Rows from a dataset →
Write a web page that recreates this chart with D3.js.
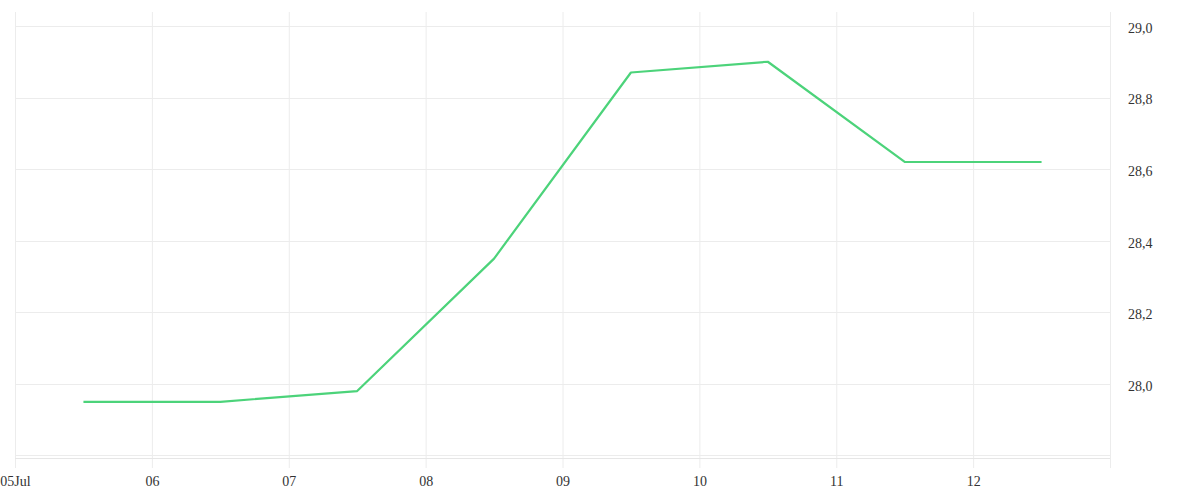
<!DOCTYPE html>
<html>
<head>
<meta charset="utf-8">
<script src="https://cdn.jsdelivr.net/npm/d3@7"></script>
<style>
  body { margin: 0; background: #fff; }
  text { font-family: "Liberation Serif", serif; font-size: 14px; fill: #333; }
</style>
</head>
<body>
<script>
var w = 1200;
var h = 500;

// data: one reading per day, at midday
var days = ["2023-07-05", "2023-07-06", "2023-07-07", "2023-07-08",
            "2023-07-09", "2023-07-10", "2023-07-11", "2023-07-12"];
var values = [27.95, 27.95, 27.98, 28.35, 28.87, 28.90, 28.62, 28.62];
var yTicks = [27.8, 28.0, 28.2, 28.4, 28.6, 28.8, 29.0];

// plot edges (note: "top" is reserved on window, so use other names)
var plotLeft = 15, plotRight = 1110, plotTop = 12, plotBottom = 458;

var parse = d3.timeParse("%Y-%m-%d");
var points = days.map(function(d, i) {
  return { date: d3.timeHour.offset(parse(d), 12), value: values[i] };
});

var xScale = d3.scaleTime()
  .domain([parse(days[0]), d3.timeDay.offset(parse(days[days.length - 1]), 1)])
  .range([plotLeft, plotRight]);

var yScale = d3.scaleLinear()
  .domain([27.793, 29.039])
  .range([plotBottom, plotTop]);

var svg = d3.select("body").append("svg")
  .attr("width", w)
  .attr("height", h);

// horizontal grid
svg.append("g")
  .selectAll("line")
  .data(yTicks)
  .join("line")
  .attr("x1", plotLeft)
  .attr("x2", plotRight)
  .attr("y1", function(d) { return Math.round(yScale(d)) + 0.5; })
  .attr("y2", function(d) { return Math.round(yScale(d)) + 0.5; })
  .attr("stroke", "#ececec");

// x axis with gridlines
var xTicks = d3.timeDay.range(parse(days[0]), d3.timeDay.offset(parse(days[days.length - 1]), 1));
var xAxis = d3.axisBottom(xScale)
  .tickValues(xTicks)
  .tickSize(plotBottom - plotTop + 10)
  .tickPadding(8)
  .tickFormat(function(d, i) {
    return i === 0 ? d3.timeFormat("%d%b")(d) : d3.timeFormat("%d")(d);
  });

var gx = svg.append("g")
  .attr("transform", "translate(0," + plotTop + ")")
  .call(xAxis);
gx.select(".domain").remove();
gx.selectAll(".tick line").attr("stroke", "#ececec");
gx.selectAll(".tick text").attr("fill", "#333").style("font-family", "Liberation Serif").style("font-size", "14px");

// bottom axis line
svg.append("line")
  .attr("x1", plotLeft).attr("x2", plotRight)
  .attr("y1", plotBottom + 0.5).attr("y2", plotBottom + 0.5)
  .attr("stroke", "#e6e6e6");

// right axis
var yAxis = d3.axisRight(yScale)
  .tickValues(yTicks.filter(function(d) { return d >= 28; }))
  .tickSize(0)
  .tickPadding(18)
  .tickFormat(function(d) { return d3.format(".1f")(d).replace(".", ","); });

var gy = svg.append("g")
  .attr("transform", "translate(" + plotRight + ",0)")
  .call(yAxis);
gy.select(".domain").remove();
gy.selectAll(".tick text").attr("fill", "#333").attr("dy", "0.45em")
  .style("font-family", "Liberation Serif").style("font-size", "14px");

svg.append("line")
  .attr("x1", plotRight + 0.5).attr("x2", plotRight + 0.5)
  .attr("y1", plotTop).attr("y2", plotBottom + 10)
  .attr("stroke", "#ececec");

// series line
var line = d3.line()
  .x(function(d) { return xScale(d.date); })
  .y(function(d) { return yScale(d.value); });

svg.append("path")
  .datum(points)
  .attr("d", line)
  .attr("fill", "none")
  .attr("stroke", "#4cd37a")
  .attr("stroke-width", 2.2)
  .attr("stroke-linejoin", "round");
</script>
</body>
</html>
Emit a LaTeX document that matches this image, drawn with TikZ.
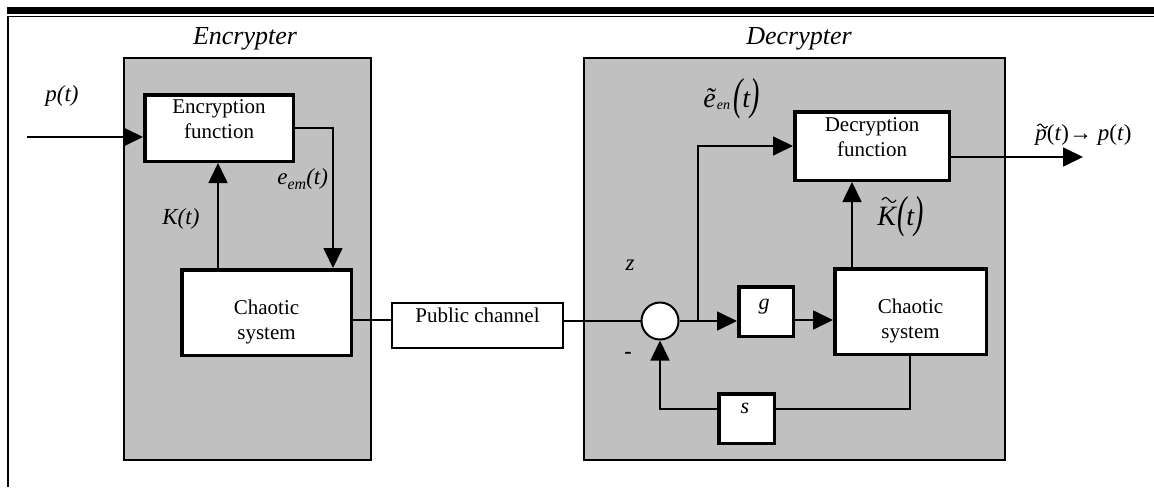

AIM OF THE TASK → Repeat the material above word for word, please, apart from its images.

FULL RESPONSE →
Write a web page that recreates this chart with D3.js.
<!DOCTYPE html>
<html>
<head>
<meta charset="utf-8">
<script src="https://cdn.jsdelivr.net/npm/d3@7"></script>
<style>
  body { margin: 0; background: #fff; }
  text { font-family: "Liberation Serif", serif; font-size: 14px; fill: #333; }
</style>
</head>
<body>
<script>
var w = 1200;
var h = 500;

// data: one reading per day, at midday
var days = ["2023-07-05", "2023-07-06", "2023-07-07", "2023-07-08",
            "2023-07-09", "2023-07-10", "2023-07-11", "2023-07-12"];
var values = [27.95, 27.95, 27.98, 28.35, 28.87, 28.90, 28.62, 28.62];
var yTicks = [27.8, 28.0, 28.2, 28.4, 28.6, 28.8, 29.0];

// plot edges (note: "top" is reserved on window, so use other names)
var plotLeft = 15, plotRight = 1110, plotTop = 12, plotBottom = 458;

var parse = d3.timeParse("%Y-%m-%d");
var points = days.map(function(d, i) {
  return { date: d3.timeHour.offset(parse(d), 12), value: values[i] };
});

var xScale = d3.scaleTime()
  .domain([parse(days[0]), d3.timeDay.offset(parse(days[days.length - 1]), 1)])
  .range([plotLeft, plotRight]);

var yScale = d3.scaleLinear()
  .domain([27.793, 29.039])
  .range([plotBottom, plotTop]);

var svg = d3.select("body").append("svg")
  .attr("width", w)
  .attr("height", h);

// horizontal grid
svg.append("g")
  .selectAll("line")
  .data(yTicks)
  .join("line")
  .attr("x1", plotLeft)
  .attr("x2", plotRight)
  .attr("y1", function(d) { return Math.round(yScale(d)) + 0.5; })
  .attr("y2", function(d) { return Math.round(yScale(d)) + 0.5; })
  .attr("stroke", "#ececec");

// x axis with gridlines
var xTicks = d3.timeDay.range(parse(days[0]), d3.timeDay.offset(parse(days[days.length - 1]), 1));
var xAxis = d3.axisBottom(xScale)
  .tickValues(xTicks)
  .tickSize(plotBottom - plotTop + 10)
  .tickPadding(8)
  .tickFormat(function(d, i) {
    return i === 0 ? d3.timeFormat("%d%b")(d) : d3.timeFormat("%d")(d);
  });

var gx = svg.append("g")
  .attr("transform", "translate(0," + plotTop + ")")
  .call(xAxis);
gx.select(".domain").remove();
gx.selectAll(".tick line").attr("stroke", "#ececec");
gx.selectAll(".tick text").attr("fill", "#333").style("font-family", "Liberation Serif").style("font-size", "14px");

// bottom axis line
svg.append("line")
  .attr("x1", plotLeft).attr("x2", plotRight)
  .attr("y1", plotBottom + 0.5).attr("y2", plotBottom + 0.5)
  .attr("stroke", "#e6e6e6");

// right axis
var yAxis = d3.axisRight(yScale)
  .tickValues(yTicks.filter(function(d) { return d >= 28; }))
  .tickSize(0)
  .tickPadding(18)
  .tickFormat(function(d) { return d3.format(".1f")(d).replace(".", ","); });

var gy = svg.append("g")
  .attr("transform", "translate(" + plotRight + ",0)")
  .call(yAxis);
gy.select(".domain").remove();
gy.selectAll(".tick text").attr("fill", "#333").attr("dy", "0.45em")
  .style("font-family", "Liberation Serif").style("font-size", "14px");

svg.append("line")
  .attr("x1", plotRight + 0.5).attr("x2", plotRight + 0.5)
  .attr("y1", plotTop).attr("y2", plotBottom + 10)
  .attr("stroke", "#ececec");

// series line
var line = d3.line()
  .x(function(d) { return xScale(d.date); })
  .y(function(d) { return yScale(d.value); });

svg.append("path")
  .datum(points)
  .attr("d", line)
  .attr("fill", "none")
  .attr("stroke", "#4cd37a")
  .attr("stroke-width", 2.2)
  .attr("stroke-linejoin", "round");
</script>
</body>
</html>
Emit a LaTeX document that matches this image, drawn with TikZ.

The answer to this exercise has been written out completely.